- Recorded data
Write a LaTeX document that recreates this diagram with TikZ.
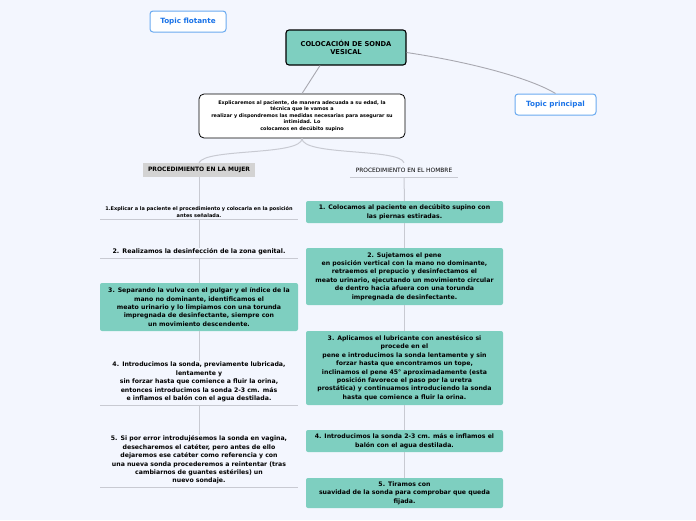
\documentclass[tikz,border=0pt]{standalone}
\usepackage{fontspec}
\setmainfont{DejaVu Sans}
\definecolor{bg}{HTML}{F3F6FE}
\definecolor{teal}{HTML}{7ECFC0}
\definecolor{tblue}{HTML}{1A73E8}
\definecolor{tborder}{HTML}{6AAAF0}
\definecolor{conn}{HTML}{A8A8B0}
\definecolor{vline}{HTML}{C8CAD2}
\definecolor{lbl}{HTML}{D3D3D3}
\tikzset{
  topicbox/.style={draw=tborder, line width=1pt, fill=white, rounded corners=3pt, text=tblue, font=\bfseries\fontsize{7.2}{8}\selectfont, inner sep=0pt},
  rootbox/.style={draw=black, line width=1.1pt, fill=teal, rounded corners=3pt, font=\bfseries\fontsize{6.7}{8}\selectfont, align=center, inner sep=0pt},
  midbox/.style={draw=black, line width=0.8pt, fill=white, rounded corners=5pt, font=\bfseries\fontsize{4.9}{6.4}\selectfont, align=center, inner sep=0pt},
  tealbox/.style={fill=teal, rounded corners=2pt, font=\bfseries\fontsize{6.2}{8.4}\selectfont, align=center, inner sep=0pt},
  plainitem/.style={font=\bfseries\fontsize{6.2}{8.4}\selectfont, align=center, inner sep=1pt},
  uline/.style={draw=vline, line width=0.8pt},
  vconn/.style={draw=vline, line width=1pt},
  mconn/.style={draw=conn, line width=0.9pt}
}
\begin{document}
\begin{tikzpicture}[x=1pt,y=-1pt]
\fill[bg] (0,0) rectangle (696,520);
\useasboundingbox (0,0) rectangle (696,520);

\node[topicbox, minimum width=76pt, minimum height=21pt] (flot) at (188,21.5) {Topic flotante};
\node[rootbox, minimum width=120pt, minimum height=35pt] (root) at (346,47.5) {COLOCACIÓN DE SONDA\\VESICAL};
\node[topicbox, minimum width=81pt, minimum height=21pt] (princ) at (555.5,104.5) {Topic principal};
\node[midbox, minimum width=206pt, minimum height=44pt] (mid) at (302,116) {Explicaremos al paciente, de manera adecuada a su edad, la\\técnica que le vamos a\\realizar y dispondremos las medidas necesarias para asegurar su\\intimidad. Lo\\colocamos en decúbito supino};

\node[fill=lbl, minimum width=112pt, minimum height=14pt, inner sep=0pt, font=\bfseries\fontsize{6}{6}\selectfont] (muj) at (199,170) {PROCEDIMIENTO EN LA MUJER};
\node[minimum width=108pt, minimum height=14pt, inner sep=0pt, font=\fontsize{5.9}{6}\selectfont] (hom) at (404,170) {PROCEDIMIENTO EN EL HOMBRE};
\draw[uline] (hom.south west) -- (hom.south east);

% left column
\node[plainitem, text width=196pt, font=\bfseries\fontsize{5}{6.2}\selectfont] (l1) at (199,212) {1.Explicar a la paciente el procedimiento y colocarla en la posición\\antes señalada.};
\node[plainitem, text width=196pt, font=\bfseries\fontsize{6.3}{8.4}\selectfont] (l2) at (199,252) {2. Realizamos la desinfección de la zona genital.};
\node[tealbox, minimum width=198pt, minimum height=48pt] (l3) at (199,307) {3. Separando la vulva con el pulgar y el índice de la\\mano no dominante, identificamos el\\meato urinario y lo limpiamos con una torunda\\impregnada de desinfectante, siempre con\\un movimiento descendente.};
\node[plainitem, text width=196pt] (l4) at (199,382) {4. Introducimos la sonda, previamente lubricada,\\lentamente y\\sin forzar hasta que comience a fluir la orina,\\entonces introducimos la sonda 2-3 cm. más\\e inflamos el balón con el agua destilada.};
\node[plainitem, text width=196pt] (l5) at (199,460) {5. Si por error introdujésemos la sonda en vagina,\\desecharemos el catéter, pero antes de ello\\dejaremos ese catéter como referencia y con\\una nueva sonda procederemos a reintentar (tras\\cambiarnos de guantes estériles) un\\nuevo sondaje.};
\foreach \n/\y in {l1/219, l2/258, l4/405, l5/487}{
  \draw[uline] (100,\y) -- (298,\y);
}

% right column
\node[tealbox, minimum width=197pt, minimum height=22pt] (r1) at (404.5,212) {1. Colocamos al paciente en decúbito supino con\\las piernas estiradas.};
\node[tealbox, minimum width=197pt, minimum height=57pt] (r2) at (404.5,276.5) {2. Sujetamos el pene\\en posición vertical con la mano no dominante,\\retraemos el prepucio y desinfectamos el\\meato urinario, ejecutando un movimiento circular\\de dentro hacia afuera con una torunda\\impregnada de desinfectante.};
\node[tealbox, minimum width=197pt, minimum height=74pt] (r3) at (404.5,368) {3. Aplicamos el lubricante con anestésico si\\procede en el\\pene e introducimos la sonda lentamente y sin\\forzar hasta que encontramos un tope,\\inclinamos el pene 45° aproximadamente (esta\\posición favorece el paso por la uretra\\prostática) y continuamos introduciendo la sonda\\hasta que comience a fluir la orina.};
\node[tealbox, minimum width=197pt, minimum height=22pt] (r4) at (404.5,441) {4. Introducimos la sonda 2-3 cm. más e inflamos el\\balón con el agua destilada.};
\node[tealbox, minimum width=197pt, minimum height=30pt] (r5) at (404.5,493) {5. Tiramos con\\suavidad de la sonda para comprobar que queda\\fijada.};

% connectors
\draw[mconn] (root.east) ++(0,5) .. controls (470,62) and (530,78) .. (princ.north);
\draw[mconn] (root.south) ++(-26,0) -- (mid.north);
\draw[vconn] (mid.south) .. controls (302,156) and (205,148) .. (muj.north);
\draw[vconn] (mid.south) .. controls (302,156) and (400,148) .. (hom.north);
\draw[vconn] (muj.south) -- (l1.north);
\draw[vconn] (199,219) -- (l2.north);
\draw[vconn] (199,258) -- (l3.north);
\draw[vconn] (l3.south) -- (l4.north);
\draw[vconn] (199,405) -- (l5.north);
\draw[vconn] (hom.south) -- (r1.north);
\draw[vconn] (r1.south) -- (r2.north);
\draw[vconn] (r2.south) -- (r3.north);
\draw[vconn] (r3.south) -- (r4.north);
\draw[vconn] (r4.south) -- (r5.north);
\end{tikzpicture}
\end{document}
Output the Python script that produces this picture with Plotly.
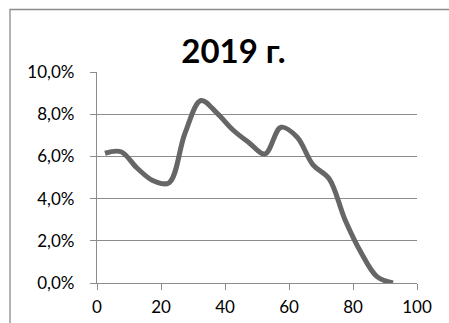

- Direction
For each line of the listing that holds the word "with", show that line.

- Task result
Write a LaTeX document that recreates this diagram with TikZ.
Output the Python script that produces this picture with Plotly.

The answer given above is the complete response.